Products of C*-algebras that do not embed into the Calkin algebra
Abstract
We consider the Calkin algebra $\mathcal Q(\ell _2)$, i.e., the quotient of the algebra $\mathcal B(\ell _2)$ of all bounded linear operators on the separable Hilbert space $\ell _2$ divided by the ideal $\mathcal K(\ell _2)$ of all compact operators on $\ell _2$. We show that in the Cohen model of set theory $\mathsf{ZFC}$ there is no embedding of the product $(c_0(2^\omega ))^{\mathbb N}$ of infinitely many copies of the abelian ${\rm C}^*$-algebra $c_0(2^\omega )$ into $\mathcal Q(\ell _2)$ (while $c_0(2^\omega )$ always embeds into $\mathcal Q(\ell _2)$). This enlarges the collection of the known examples due to Vaccaro and to McKenney and Vignati of abelian algebras, asymptotic sequence algebras, reduced products and coronas of stabilizations which consistently do not embed into the Calkin algebra.

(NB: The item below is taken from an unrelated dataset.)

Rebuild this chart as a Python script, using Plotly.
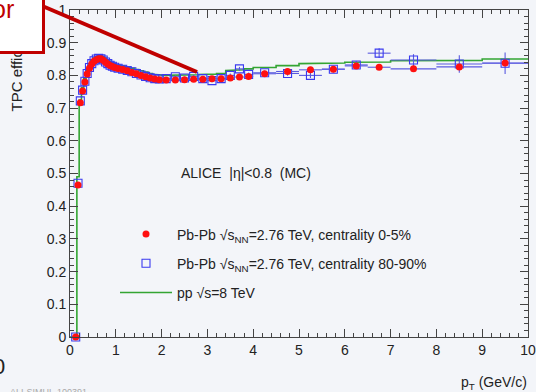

As in the Cohen model the rigidity of quotient structures fails in general, our methods do not rely on these rigidity phenomena as is the case of most examples mentioned above. The results should be considered in the context of the result of Farah, Hirshberg and Vignati which says that consistently all ${\rm C}^*$-algebras of density up to $2^\omega $ do embed into $\mathcal Q(\ell _2)$. In particular, the algebra $(c_0(2^\omega ))^{\mathbb N}$ consistently embeds into the Calkin algebra as well.